** begin **

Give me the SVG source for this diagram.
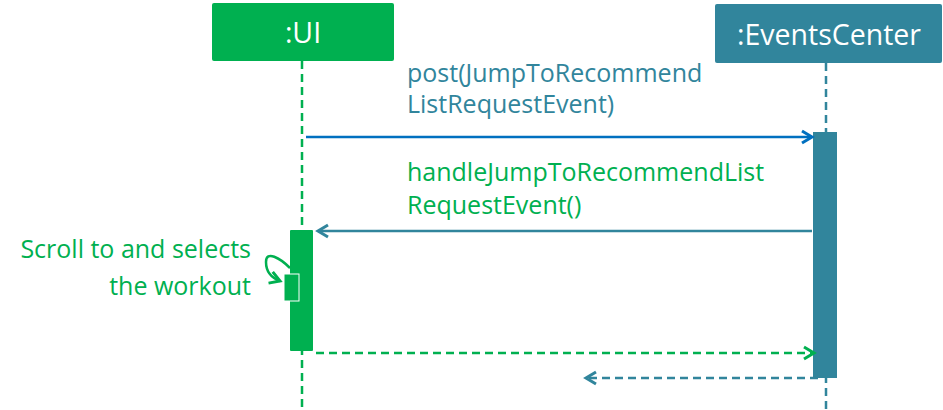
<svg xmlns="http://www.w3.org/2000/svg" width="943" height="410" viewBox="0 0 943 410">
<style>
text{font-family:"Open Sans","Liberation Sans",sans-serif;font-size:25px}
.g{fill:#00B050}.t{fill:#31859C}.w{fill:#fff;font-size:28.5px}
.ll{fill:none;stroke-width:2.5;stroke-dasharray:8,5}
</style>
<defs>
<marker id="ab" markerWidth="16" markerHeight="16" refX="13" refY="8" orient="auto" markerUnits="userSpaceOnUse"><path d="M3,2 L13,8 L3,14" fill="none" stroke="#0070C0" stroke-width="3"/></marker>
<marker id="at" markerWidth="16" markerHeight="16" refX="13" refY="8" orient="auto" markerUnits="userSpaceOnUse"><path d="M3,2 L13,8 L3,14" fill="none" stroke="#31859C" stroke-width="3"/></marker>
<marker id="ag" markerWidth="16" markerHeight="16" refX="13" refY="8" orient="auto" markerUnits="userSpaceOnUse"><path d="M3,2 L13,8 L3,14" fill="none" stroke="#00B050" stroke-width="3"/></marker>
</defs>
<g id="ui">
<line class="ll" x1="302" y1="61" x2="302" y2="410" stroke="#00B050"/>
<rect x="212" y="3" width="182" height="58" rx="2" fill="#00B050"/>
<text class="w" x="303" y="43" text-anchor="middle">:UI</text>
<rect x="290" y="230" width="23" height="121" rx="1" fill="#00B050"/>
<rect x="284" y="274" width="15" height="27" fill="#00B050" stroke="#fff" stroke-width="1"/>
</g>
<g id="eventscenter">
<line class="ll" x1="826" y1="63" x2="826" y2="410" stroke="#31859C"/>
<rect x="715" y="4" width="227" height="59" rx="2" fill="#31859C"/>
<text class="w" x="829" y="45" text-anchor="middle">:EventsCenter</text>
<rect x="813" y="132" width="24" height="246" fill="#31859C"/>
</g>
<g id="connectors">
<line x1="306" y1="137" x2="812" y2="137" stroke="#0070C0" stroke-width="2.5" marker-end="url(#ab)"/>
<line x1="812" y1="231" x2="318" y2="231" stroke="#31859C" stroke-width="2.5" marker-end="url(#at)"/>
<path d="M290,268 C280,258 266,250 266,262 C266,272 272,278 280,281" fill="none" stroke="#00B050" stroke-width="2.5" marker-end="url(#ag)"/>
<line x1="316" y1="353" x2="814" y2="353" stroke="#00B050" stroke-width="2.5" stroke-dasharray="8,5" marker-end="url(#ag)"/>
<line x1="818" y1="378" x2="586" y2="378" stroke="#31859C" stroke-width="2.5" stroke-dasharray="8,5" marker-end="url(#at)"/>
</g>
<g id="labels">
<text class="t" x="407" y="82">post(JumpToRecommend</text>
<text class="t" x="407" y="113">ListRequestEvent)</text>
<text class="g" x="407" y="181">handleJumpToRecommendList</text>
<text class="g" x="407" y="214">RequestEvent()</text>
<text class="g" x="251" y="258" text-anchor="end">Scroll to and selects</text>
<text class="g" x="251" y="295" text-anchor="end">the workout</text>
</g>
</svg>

** end **

▶ **EXERCISE INSTRUCTIONS**:
Set down all the data again exactly as above, pictures excluded.

▶ **ANSWER TO THE PROBLEM**:
Give me the SVG source for this diagram.
<svg xmlns="http://www.w3.org/2000/svg" width="943" height="410" viewBox="0 0 943 410">
<style>
text{font-family:"Open Sans","Liberation Sans",sans-serif;font-size:25px}
.g{fill:#00B050}.t{fill:#31859C}.w{fill:#fff;font-size:28.5px}
.ll{fill:none;stroke-width:2.5;stroke-dasharray:8,5}
</style>
<defs>
<marker id="ab" markerWidth="16" markerHeight="16" refX="13" refY="8" orient="auto" markerUnits="userSpaceOnUse"><path d="M3,2 L13,8 L3,14" fill="none" stroke="#0070C0" stroke-width="3"/></marker>
<marker id="at" markerWidth="16" markerHeight="16" refX="13" refY="8" orient="auto" markerUnits="userSpaceOnUse"><path d="M3,2 L13,8 L3,14" fill="none" stroke="#31859C" stroke-width="3"/></marker>
<marker id="ag" markerWidth="16" markerHeight="16" refX="13" refY="8" orient="auto" markerUnits="userSpaceOnUse"><path d="M3,2 L13,8 L3,14" fill="none" stroke="#00B050" stroke-width="3"/></marker>
</defs>
<g id="ui">
<line class="ll" x1="302" y1="61" x2="302" y2="410" stroke="#00B050"/>
<rect x="212" y="3" width="182" height="58" rx="2" fill="#00B050"/>
<text class="w" x="303" y="43" text-anchor="middle">:UI</text>
<rect x="290" y="230" width="23" height="121" rx="1" fill="#00B050"/>
<rect x="284" y="274" width="15" height="27" fill="#00B050" stroke="#fff" stroke-width="1"/>
</g>
<g id="eventscenter">
<line class="ll" x1="826" y1="63" x2="826" y2="410" stroke="#31859C"/>
<rect x="715" y="4" width="227" height="59" rx="2" fill="#31859C"/>
<text class="w" x="829" y="45" text-anchor="middle">:EventsCenter</text>
<rect x="813" y="132" width="24" height="246" fill="#31859C"/>
</g>
<g id="connectors">
<line x1="306" y1="137" x2="812" y2="137" stroke="#0070C0" stroke-width="2.5" marker-end="url(#ab)"/>
<line x1="812" y1="231" x2="318" y2="231" stroke="#31859C" stroke-width="2.5" marker-end="url(#at)"/>
<path d="M290,268 C280,258 266,250 266,262 C266,272 272,278 280,281" fill="none" stroke="#00B050" stroke-width="2.5" marker-end="url(#ag)"/>
<line x1="316" y1="353" x2="814" y2="353" stroke="#00B050" stroke-width="2.5" stroke-dasharray="8,5" marker-end="url(#ag)"/>
<line x1="818" y1="378" x2="586" y2="378" stroke="#31859C" stroke-width="2.5" stroke-dasharray="8,5" marker-end="url(#at)"/>
</g>
<g id="labels">
<text class="t" x="407" y="82">post(JumpToRecommend</text>
<text class="t" x="407" y="113">ListRequestEvent)</text>
<text class="g" x="407" y="181">handleJumpToRecommendList</text>
<text class="g" x="407" y="214">RequestEvent()</text>
<text class="g" x="251" y="258" text-anchor="end">Scroll to and selects</text>
<text class="g" x="251" y="295" text-anchor="end">the workout</text>
</g>
</svg>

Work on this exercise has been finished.